Restate the full listing word for word and leave the pictures out.

··· DATA PROVIDED ···

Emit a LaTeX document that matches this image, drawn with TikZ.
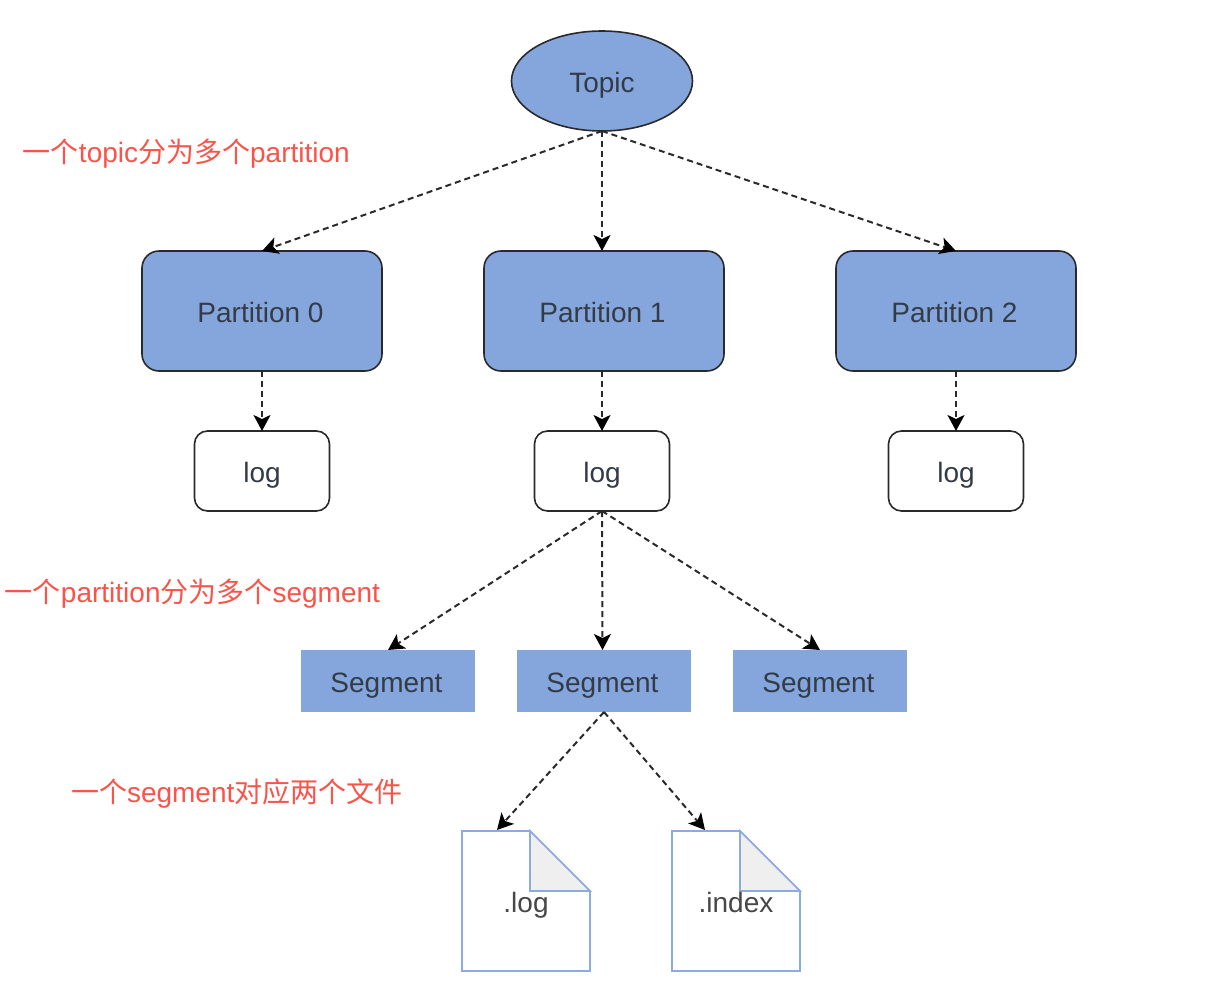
\documentclass[tikz,border=0pt]{standalone}
\usepackage{fontspec}
\setmainfont{Liberation Sans}
\newfontfamily\cjk{Noto Sans CJK SC}
\usetikzlibrary{arrows.meta,shapes.geometric}
\definecolor{bluefill}{HTML}{85A6DC}
\definecolor{txtgray}{HTML}{333B47}
\definecolor{redtxt}{HTML}{F9534A}
\definecolor{foldgray}{HTML}{EFEFEF}
\definecolor{edgeblue}{HTML}{8DABE0}
\definecolor{linedark}{HTML}{2A2A2A}
\tikzset{
  x=1pt,y=-1pt,
  base/.style={font=\fontsize{28}{30}\selectfont,text=txtgray,inner sep=0pt,outer sep=0pt,text height=22pt,text depth=0pt},
  nudged/.style={execute at end node={\kern3pt}},
  topicnode/.style={base,ellipse,draw=linedark,line width=1.6pt,fill=bluefill,minimum width=181pt,minimum height=100pt},
  partnode/.style={base,nudged,rectangle,rounded corners=17pt,draw=linedark,line width=1.6pt,fill=bluefill,minimum width=240pt,minimum height=120pt},
  lognode/.style={base,rectangle,rounded corners=13pt,draw=linedark,line width=1.6pt,fill=white,minimum width=135pt,minimum height=80pt},
  segnode/.style={base,nudged,rectangle,fill=bluefill,minimum width=174pt,minimum height=62pt},
  filenode/.style={base,rectangle,minimum width=128pt,minimum height=140pt},
  filetext/.style={base,text=black!72},
  fileline/.style={draw=edgeblue,line width=1.6pt,line join=miter},
  foldface/.style={fill=foldgray,draw=edgeblue,line width=1.6pt},
  note/.style={font=\fontsize{28}{30}\selectfont,text=redtxt,inner sep=0pt,outer sep=0pt,anchor=west},
  link/.style={draw=linedark,line width=2pt,dash pattern=on 6pt off 4pt,-{Stealth[length=16pt,width=17pt,inset=4pt,color=black]}},
}
\begin{document}
\begin{tikzpicture}
\useasboundingbox (0,0) rectangle (1208,988);
\node[topicnode] (topic) at (602,81) {Topic};
\node[partnode] (p0) at (262,311) {Partition 0};
\node[partnode] (p1) at (604,311) {Partition 1};
\node[partnode] (p2) at (956,311) {Partition 2};
\node[lognode] (l0) at (262,471) {log};
\node[lognode] (l1) at (602,471) {log};
\node[lognode] (l2) at (956,471) {log};
\node[segnode] (s0) at (388,681) {Segment};
\node[segnode] (s1) at (604,681) {Segment};
\node[segnode] (s2) at (820,681) {Segment};
\node[filenode] (f0) at (526,901) {};
\node[filenode] (f1) at (736,901) {};
\draw[fileline,fill=white] (f0.north west) -- ++(68,0) -- ++(60,60) -- (f0.south east) -- (f0.south west) -- cycle;
\draw[foldface] (f0.north west) ++(68,0) -- ++(0,60) -- ++(60,0) -- cycle;
\draw[fileline,fill=white] (f1.north west) -- ++(68,0) -- ++(60,60) -- (f1.south east) -- (f1.south west) -- cycle;
\draw[foldface] (f1.north west) ++(68,0) -- ++(0,60) -- ++(60,0) -- cycle;
\node[filetext] (ft0) at (526,901) {.log};
\node[filetext] (ft1) at (736,901) {.index};
\coordinate (c1) at (602,251);
\coordinate (c3) at (602.5,650);
\coordinate (e0) at (497,830);
\coordinate (e1) at (705,830);
\draw[link] (topic.south) -- (p0.north);
\draw[link] (topic.south) -- (c1);
\draw[link] (topic.south) -- (p2.north);
\draw[link] (p0.south) -- (l0.north);
\draw[link] (c1 |- p1.south) -- (l1.north);
\draw[link] (p2.south) -- (l2.north);
\draw[link] (l1.south) -- (s0.north);
\draw[link] (l1.south) -- (c3);
\draw[link] (l1.south) -- (s2.north);
\draw[link] (s1.south) -- (e0);
\draw[link] (s1.south) -- (e1);
\node[note] (n1) at (23,154) {{\cjk 一个}topic{\cjk 分为多个}partition};
\node[note] (n2) at (5,594) {{\cjk 一个}partition{\cjk 分为多个}segment};
\node[note] (n3) at (71,794) {{\cjk 一个}segment{\cjk 对应两个文件}};
\end{tikzpicture}
\end{document}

···

WRITTEN SOLUTION –
Emit a LaTeX document that matches this image, drawn with TikZ.
\documentclass[tikz,border=0pt]{standalone}
\usepackage{fontspec}
\setmainfont{Liberation Sans}
\newfontfamily\cjk{Noto Sans CJK SC}
\usetikzlibrary{arrows.meta,shapes.geometric}
\definecolor{bluefill}{HTML}{85A6DC}
\definecolor{txtgray}{HTML}{333B47}
\definecolor{redtxt}{HTML}{F9534A}
\definecolor{foldgray}{HTML}{EFEFEF}
\definecolor{edgeblue}{HTML}{8DABE0}
\definecolor{linedark}{HTML}{2A2A2A}
\tikzset{
  x=1pt,y=-1pt,
  base/.style={font=\fontsize{28}{30}\selectfont,text=txtgray,inner sep=0pt,outer sep=0pt,text height=22pt,text depth=0pt},
  nudged/.style={execute at end node={\kern3pt}},
  topicnode/.style={base,ellipse,draw=linedark,line width=1.6pt,fill=bluefill,minimum width=181pt,minimum height=100pt},
  partnode/.style={base,nudged,rectangle,rounded corners=17pt,draw=linedark,line width=1.6pt,fill=bluefill,minimum width=240pt,minimum height=120pt},
  lognode/.style={base,rectangle,rounded corners=13pt,draw=linedark,line width=1.6pt,fill=white,minimum width=135pt,minimum height=80pt},
  segnode/.style={base,nudged,rectangle,fill=bluefill,minimum width=174pt,minimum height=62pt},
  filenode/.style={base,rectangle,minimum width=128pt,minimum height=140pt},
  filetext/.style={base,text=black!72},
  fileline/.style={draw=edgeblue,line width=1.6pt,line join=miter},
  foldface/.style={fill=foldgray,draw=edgeblue,line width=1.6pt},
  note/.style={font=\fontsize{28}{30}\selectfont,text=redtxt,inner sep=0pt,outer sep=0pt,anchor=west},
  link/.style={draw=linedark,line width=2pt,dash pattern=on 6pt off 4pt,-{Stealth[length=16pt,width=17pt,inset=4pt,color=black]}},
}
\begin{document}
\begin{tikzpicture}
\useasboundingbox (0,0) rectangle (1208,988);
\node[topicnode] (topic) at (602,81) {Topic};
\node[partnode] (p0) at (262,311) {Partition 0};
\node[partnode] (p1) at (604,311) {Partition 1};
\node[partnode] (p2) at (956,311) {Partition 2};
\node[lognode] (l0) at (262,471) {log};
\node[lognode] (l1) at (602,471) {log};
\node[lognode] (l2) at (956,471) {log};
\node[segnode] (s0) at (388,681) {Segment};
\node[segnode] (s1) at (604,681) {Segment};
\node[segnode] (s2) at (820,681) {Segment};
\node[filenode] (f0) at (526,901) {};
\node[filenode] (f1) at (736,901) {};
\draw[fileline,fill=white] (f0.north west) -- ++(68,0) -- ++(60,60) -- (f0.south east) -- (f0.south west) -- cycle;
\draw[foldface] (f0.north west) ++(68,0) -- ++(0,60) -- ++(60,0) -- cycle;
\draw[fileline,fill=white] (f1.north west) -- ++(68,0) -- ++(60,60) -- (f1.south east) -- (f1.south west) -- cycle;
\draw[foldface] (f1.north west) ++(68,0) -- ++(0,60) -- ++(60,0) -- cycle;
\node[filetext] (ft0) at (526,901) {.log};
\node[filetext] (ft1) at (736,901) {.index};
\coordinate (c1) at (602,251);
\coordinate (c3) at (602.5,650);
\coordinate (e0) at (497,830);
\coordinate (e1) at (705,830);
\draw[link] (topic.south) -- (p0.north);
\draw[link] (topic.south) -- (c1);
\draw[link] (topic.south) -- (p2.north);
\draw[link] (p0.south) -- (l0.north);
\draw[link] (c1 |- p1.south) -- (l1.north);
\draw[link] (p2.south) -- (l2.north);
\draw[link] (l1.south) -- (s0.north);
\draw[link] (l1.south) -- (c3);
\draw[link] (l1.south) -- (s2.north);
\draw[link] (s1.south) -- (e0);
\draw[link] (s1.south) -- (e1);
\node[note] (n1) at (23,154) {{\cjk 一个}topic{\cjk 分为多个}partition};
\node[note] (n2) at (5,594) {{\cjk 一个}partition{\cjk 分为多个}segment};
\node[note] (n3) at (71,794) {{\cjk 一个}segment{\cjk 对应两个文件}};
\end{tikzpicture}
\end{document}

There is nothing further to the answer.